Entries with chart source code
>>

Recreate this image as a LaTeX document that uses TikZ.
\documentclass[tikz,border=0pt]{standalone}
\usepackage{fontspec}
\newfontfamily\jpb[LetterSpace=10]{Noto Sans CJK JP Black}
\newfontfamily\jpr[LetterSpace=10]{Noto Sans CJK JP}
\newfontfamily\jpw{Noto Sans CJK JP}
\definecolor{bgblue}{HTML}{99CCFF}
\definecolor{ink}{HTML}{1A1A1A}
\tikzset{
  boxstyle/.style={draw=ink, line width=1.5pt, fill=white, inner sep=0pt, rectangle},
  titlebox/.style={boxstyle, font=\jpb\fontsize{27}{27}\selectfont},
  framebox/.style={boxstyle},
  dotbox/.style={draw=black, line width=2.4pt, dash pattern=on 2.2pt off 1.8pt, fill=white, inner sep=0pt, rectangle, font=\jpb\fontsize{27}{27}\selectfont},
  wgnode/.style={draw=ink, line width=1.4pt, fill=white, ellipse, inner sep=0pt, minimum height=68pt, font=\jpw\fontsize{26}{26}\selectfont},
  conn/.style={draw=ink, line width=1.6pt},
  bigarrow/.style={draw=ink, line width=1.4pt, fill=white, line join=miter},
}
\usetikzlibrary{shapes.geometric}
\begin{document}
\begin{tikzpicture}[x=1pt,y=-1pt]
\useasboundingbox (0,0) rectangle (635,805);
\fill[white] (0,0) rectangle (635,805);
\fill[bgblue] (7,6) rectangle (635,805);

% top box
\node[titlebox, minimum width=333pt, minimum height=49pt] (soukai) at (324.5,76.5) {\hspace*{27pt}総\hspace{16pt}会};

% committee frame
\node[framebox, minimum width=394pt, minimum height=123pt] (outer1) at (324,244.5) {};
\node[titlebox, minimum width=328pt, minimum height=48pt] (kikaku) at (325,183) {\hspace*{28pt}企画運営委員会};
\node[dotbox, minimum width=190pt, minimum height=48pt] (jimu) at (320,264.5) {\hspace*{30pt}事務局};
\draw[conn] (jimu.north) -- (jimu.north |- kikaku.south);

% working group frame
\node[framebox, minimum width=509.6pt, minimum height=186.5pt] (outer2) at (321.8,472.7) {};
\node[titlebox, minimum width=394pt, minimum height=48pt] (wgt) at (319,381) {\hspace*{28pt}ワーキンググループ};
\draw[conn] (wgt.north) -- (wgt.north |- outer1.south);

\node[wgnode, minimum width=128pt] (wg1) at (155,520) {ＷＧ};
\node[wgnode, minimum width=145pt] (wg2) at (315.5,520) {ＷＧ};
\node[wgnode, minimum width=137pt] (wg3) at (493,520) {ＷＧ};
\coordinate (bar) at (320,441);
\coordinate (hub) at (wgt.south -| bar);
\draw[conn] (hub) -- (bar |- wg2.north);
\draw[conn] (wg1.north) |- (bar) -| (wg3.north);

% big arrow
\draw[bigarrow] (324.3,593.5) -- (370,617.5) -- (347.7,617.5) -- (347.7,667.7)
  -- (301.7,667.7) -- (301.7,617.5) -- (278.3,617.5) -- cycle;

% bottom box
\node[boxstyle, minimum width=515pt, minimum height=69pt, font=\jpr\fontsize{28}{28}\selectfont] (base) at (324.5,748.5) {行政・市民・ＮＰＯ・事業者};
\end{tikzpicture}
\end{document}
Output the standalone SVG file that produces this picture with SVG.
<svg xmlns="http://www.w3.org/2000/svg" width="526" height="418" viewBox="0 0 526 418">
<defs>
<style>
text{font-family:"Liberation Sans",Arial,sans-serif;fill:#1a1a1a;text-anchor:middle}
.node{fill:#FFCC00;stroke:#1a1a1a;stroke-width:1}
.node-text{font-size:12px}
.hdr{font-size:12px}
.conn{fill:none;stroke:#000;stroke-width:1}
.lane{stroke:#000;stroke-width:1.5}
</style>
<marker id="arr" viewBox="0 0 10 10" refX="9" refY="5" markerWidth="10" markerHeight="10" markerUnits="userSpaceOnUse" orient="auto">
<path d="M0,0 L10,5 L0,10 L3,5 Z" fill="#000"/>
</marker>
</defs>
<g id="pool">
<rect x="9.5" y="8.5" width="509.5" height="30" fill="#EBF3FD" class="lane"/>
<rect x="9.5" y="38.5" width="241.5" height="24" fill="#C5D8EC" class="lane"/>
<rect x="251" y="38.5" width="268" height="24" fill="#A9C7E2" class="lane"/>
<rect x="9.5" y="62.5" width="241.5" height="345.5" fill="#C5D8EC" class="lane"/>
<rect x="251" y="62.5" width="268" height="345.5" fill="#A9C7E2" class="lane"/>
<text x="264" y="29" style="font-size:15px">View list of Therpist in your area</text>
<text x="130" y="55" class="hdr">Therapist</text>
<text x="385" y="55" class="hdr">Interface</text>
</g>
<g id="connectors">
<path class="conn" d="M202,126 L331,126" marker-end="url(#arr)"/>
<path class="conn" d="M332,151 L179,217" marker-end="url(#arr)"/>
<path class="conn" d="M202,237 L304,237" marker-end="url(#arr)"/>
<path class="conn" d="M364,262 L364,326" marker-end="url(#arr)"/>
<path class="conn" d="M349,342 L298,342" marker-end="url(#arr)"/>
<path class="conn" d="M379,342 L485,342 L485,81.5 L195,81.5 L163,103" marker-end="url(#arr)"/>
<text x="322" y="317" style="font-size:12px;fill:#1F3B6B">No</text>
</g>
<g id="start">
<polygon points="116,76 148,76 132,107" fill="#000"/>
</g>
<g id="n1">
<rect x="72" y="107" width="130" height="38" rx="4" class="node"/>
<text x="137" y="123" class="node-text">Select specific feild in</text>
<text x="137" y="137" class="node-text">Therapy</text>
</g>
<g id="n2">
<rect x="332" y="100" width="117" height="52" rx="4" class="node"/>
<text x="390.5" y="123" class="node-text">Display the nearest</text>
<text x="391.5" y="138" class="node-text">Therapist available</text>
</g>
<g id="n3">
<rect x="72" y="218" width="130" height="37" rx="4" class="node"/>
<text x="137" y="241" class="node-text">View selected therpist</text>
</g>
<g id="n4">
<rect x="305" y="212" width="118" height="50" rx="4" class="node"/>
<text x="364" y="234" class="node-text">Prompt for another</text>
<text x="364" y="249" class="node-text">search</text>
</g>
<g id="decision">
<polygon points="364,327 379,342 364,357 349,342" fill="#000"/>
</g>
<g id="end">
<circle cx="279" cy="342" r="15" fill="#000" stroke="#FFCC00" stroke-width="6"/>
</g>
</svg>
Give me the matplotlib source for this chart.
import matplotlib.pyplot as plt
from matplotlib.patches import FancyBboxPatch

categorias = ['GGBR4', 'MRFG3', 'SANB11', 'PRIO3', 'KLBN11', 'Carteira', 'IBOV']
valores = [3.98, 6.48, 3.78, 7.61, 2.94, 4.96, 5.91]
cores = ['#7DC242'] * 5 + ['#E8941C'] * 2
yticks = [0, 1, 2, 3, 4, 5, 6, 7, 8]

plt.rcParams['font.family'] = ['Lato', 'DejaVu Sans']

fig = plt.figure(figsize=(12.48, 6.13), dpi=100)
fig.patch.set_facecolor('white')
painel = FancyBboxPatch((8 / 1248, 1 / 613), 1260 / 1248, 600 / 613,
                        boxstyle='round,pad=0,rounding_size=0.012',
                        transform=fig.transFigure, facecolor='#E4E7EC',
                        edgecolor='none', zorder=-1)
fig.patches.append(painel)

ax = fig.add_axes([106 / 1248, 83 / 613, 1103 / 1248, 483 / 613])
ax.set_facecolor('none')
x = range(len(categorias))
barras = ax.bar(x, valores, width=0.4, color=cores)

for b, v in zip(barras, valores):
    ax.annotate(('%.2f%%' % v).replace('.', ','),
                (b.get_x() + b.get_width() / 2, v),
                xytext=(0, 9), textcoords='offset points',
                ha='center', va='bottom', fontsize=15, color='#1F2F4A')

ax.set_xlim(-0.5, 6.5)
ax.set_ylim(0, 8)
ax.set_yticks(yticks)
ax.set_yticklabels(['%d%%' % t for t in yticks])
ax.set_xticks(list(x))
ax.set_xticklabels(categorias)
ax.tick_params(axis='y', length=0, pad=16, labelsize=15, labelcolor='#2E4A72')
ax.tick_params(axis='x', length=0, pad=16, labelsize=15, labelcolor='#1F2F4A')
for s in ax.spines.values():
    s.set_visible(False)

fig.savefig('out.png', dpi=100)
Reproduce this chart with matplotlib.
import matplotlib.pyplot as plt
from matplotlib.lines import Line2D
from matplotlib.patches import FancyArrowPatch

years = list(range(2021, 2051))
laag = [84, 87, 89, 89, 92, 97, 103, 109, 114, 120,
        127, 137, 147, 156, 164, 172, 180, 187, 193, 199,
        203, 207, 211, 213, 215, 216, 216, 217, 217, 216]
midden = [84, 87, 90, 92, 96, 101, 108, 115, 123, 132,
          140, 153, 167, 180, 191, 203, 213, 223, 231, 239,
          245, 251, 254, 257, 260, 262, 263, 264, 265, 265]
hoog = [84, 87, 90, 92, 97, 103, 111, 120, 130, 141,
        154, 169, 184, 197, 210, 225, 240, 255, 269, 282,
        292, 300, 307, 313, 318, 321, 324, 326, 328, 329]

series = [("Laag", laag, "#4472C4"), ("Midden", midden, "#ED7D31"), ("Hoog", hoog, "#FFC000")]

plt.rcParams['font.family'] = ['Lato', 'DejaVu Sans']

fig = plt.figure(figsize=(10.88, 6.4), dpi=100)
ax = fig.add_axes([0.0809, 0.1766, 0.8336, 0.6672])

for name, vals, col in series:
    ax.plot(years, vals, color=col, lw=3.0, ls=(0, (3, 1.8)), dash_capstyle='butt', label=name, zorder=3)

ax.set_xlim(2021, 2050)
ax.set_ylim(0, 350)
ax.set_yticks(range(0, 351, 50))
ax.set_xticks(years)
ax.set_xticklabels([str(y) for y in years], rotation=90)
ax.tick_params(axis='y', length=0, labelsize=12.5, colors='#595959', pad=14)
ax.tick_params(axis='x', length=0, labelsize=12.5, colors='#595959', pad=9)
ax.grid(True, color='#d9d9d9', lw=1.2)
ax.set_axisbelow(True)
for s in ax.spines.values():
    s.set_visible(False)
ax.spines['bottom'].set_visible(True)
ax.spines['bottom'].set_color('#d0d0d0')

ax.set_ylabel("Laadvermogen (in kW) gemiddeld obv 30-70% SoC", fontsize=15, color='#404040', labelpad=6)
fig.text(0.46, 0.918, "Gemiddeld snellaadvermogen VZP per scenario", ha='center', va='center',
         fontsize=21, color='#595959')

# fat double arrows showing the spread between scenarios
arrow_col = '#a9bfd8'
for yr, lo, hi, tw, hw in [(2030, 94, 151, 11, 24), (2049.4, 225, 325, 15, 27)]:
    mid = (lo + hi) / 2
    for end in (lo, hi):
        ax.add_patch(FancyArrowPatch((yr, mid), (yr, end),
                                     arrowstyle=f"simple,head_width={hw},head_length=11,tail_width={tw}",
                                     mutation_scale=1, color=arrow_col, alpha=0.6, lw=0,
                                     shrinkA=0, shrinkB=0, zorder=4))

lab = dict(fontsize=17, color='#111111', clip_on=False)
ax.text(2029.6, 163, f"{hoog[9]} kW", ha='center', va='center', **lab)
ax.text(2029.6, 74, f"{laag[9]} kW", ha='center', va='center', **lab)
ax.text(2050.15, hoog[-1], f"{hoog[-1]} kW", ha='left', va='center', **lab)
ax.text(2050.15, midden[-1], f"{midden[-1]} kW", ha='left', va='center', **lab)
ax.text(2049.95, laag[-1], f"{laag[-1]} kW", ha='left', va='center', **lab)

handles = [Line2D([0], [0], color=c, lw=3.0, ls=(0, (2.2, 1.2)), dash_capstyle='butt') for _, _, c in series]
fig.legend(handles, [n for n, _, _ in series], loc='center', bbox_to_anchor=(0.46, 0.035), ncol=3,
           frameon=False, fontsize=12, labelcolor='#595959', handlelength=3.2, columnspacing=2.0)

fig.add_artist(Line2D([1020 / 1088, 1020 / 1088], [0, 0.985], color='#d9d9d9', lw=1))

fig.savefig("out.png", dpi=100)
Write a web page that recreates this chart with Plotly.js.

<<

Nothing but the lines from the line that contains "Give me the matplotlib source for this chart." through the line that contains "from matplotlib.patches import FancyArrowPatch" should be given again, each exactly as it stands, both ends included.

= TASK RESULT =
Give me the matplotlib source for this chart.
import matplotlib.pyplot as plt
from matplotlib.patches import FancyBboxPatch

categorias = ['GGBR4', 'MRFG3', 'SANB11', 'PRIO3', 'KLBN11', 'Carteira', 'IBOV']
valores = [3.98, 6.48, 3.78, 7.61, 2.94, 4.96, 5.91]
cores = ['#7DC242'] * 5 + ['#E8941C'] * 2
yticks = [0, 1, 2, 3, 4, 5, 6, 7, 8]

plt.rcParams['font.family'] = ['Lato', 'DejaVu Sans']

fig = plt.figure(figsize=(12.48, 6.13), dpi=100)
fig.patch.set_facecolor('white')
painel = FancyBboxPatch((8 / 1248, 1 / 613), 1260 / 1248, 600 / 613,
                        boxstyle='round,pad=0,rounding_size=0.012',
                        transform=fig.transFigure, facecolor='#E4E7EC',
                        edgecolor='none', zorder=-1)
fig.patches.append(painel)

ax = fig.add_axes([106 / 1248, 83 / 613, 1103 / 1248, 483 / 613])
ax.set_facecolor('none')
x = range(len(categorias))
barras = ax.bar(x, valores, width=0.4, color=cores)

for b, v in zip(barras, valores):
    ax.annotate(('%.2f%%' % v).replace('.', ','),
                (b.get_x() + b.get_width() / 2, v),
                xytext=(0, 9), textcoords='offset points',
                ha='center', va='bottom', fontsize=15, color='#1F2F4A')

ax.set_xlim(-0.5, 6.5)
ax.set_ylim(0, 8)
ax.set_yticks(yticks)
ax.set_yticklabels(['%d%%' % t for t in yticks])
ax.set_xticks(list(x))
ax.set_xticklabels(categorias)
ax.tick_params(axis='y', length=0, pad=16, labelsize=15, labelcolor='#2E4A72')
ax.tick_params(axis='x', length=0, pad=16, labelsize=15, labelcolor='#1F2F4A')
for s in ax.spines.values():
    s.set_visible(False)

fig.savefig('out.png', dpi=100)
Reproduce this chart with matplotlib.
import matplotlib.pyplot as plt
from matplotlib.lines import Line2D
from matplotlib.patches import FancyArrowPatch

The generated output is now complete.